------ Material for this task ------

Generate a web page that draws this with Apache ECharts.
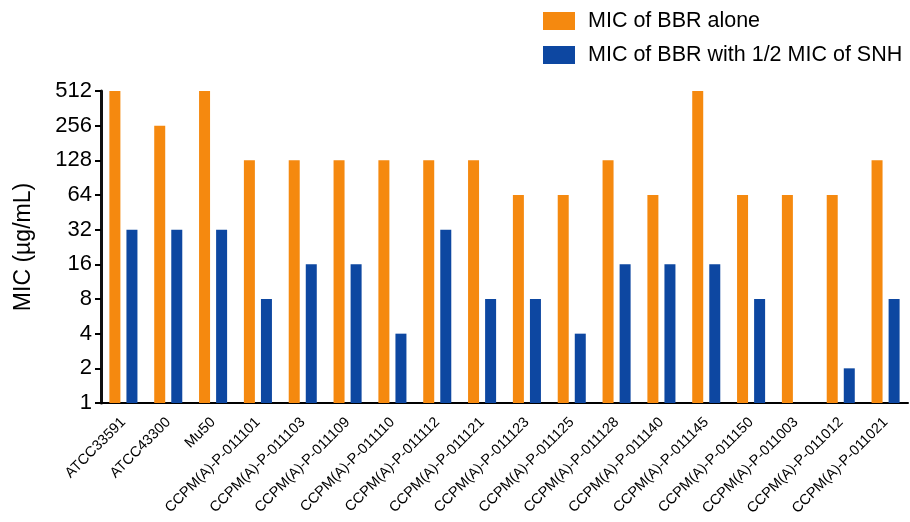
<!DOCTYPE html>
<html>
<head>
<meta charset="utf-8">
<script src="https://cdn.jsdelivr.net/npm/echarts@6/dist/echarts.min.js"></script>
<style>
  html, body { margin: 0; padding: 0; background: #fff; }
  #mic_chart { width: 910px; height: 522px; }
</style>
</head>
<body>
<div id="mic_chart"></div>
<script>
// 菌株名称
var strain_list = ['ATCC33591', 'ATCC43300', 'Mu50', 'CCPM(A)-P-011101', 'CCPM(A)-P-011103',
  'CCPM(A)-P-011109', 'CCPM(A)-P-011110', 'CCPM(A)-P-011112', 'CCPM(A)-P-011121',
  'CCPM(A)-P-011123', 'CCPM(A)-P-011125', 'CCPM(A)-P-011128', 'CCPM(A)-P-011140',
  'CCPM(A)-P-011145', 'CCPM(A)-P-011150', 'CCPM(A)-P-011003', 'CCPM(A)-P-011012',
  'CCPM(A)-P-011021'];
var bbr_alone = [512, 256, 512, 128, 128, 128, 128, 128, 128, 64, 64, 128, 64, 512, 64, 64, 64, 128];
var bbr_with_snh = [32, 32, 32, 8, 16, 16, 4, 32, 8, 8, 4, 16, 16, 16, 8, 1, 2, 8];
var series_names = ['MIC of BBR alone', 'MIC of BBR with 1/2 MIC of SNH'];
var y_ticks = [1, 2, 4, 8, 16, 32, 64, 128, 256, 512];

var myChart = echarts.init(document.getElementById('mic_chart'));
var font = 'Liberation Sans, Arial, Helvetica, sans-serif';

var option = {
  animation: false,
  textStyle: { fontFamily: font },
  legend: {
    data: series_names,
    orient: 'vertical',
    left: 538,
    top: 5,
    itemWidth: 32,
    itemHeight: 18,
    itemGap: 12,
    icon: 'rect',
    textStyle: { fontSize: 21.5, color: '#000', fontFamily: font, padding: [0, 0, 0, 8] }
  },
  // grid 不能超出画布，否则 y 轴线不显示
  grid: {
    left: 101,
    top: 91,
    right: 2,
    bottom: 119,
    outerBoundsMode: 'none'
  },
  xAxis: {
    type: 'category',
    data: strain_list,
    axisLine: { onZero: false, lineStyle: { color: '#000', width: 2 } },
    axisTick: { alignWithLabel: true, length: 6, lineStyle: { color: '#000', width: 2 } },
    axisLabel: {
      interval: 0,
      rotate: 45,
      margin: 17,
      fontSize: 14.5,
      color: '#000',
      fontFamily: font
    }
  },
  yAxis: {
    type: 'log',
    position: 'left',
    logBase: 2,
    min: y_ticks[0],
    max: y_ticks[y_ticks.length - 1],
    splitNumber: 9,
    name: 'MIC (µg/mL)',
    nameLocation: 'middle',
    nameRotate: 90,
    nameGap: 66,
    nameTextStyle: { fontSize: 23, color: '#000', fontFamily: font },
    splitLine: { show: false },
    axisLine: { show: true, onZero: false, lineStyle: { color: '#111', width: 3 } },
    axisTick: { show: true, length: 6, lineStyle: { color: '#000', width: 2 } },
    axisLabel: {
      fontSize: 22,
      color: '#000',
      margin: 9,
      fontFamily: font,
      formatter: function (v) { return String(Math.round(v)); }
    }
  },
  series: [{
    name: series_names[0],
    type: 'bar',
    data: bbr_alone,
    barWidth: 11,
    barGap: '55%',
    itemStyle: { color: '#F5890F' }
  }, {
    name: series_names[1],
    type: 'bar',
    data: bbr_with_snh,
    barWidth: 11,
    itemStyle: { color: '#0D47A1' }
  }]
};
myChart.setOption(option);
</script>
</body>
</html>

------
------ Material for this task ------

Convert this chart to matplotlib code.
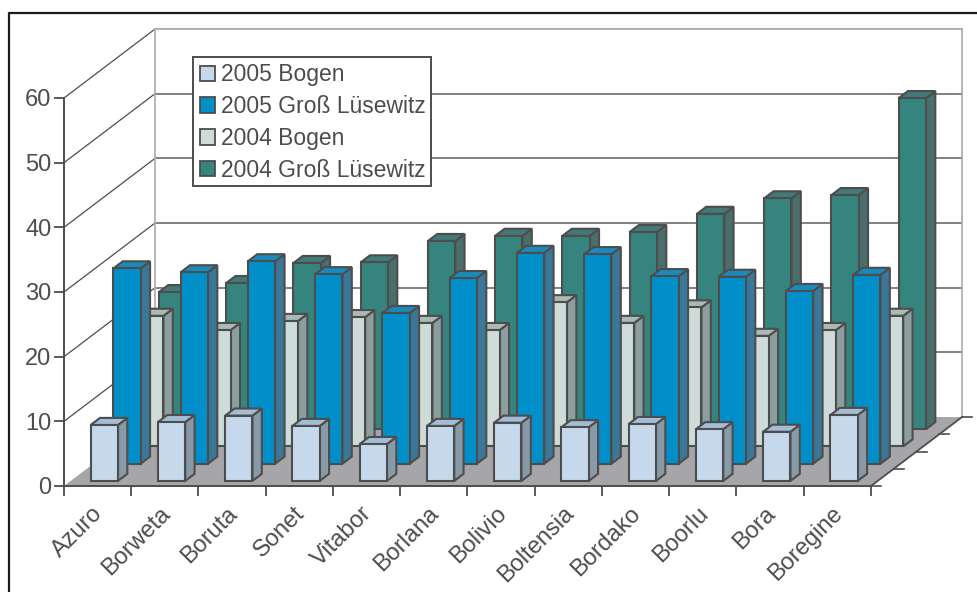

------

Beginning with the line above that contains "Generate a web" and finishing with the line that contains "var font = 'Liberation", print those lines exactly and only. Skip all pictures.

**Task solution**:
Generate a web page that draws this with Apache ECharts.
<!DOCTYPE html>
<html>
<head>
<meta charset="utf-8">
<script src="https://cdn.jsdelivr.net/npm/echarts@6/dist/echarts.min.js"></script>
<style>
  html, body { margin: 0; padding: 0; background: #fff; }
  #mic_chart { width: 910px; height: 522px; }
</style>
</head>
<body>
<div id="mic_chart"></div>
<script>
// 菌株名称
var strain_list = ['ATCC33591', 'ATCC43300', 'Mu50', 'CCPM(A)-P-011101', 'CCPM(A)-P-011103',
  'CCPM(A)-P-011109', 'CCPM(A)-P-011110', 'CCPM(A)-P-011112', 'CCPM(A)-P-011121',
  'CCPM(A)-P-011123', 'CCPM(A)-P-011125', 'CCPM(A)-P-011128', 'CCPM(A)-P-011140',
  'CCPM(A)-P-011145', 'CCPM(A)-P-011150', 'CCPM(A)-P-011003', 'CCPM(A)-P-011012',
  'CCPM(A)-P-011021'];
var bbr_alone = [512, 256, 512, 128, 128, 128, 128, 128, 128, 64, 64, 128, 64, 512, 64, 64, 64, 128];
var bbr_with_snh = [32, 32, 32, 8, 16, 16, 4, 32, 8, 8, 4, 16, 16, 16, 8, 1, 2, 8];
var series_names = ['MIC of BBR alone', 'MIC of BBR with 1/2 MIC of SNH'];
var y_ticks = [1, 2, 4, 8, 16, 32, 64, 128, 256, 512];

var myChart = echarts.init(document.getElementById('mic_chart'));
var font = 'Liberation Sans, Arial, Helvetica, sans-serif';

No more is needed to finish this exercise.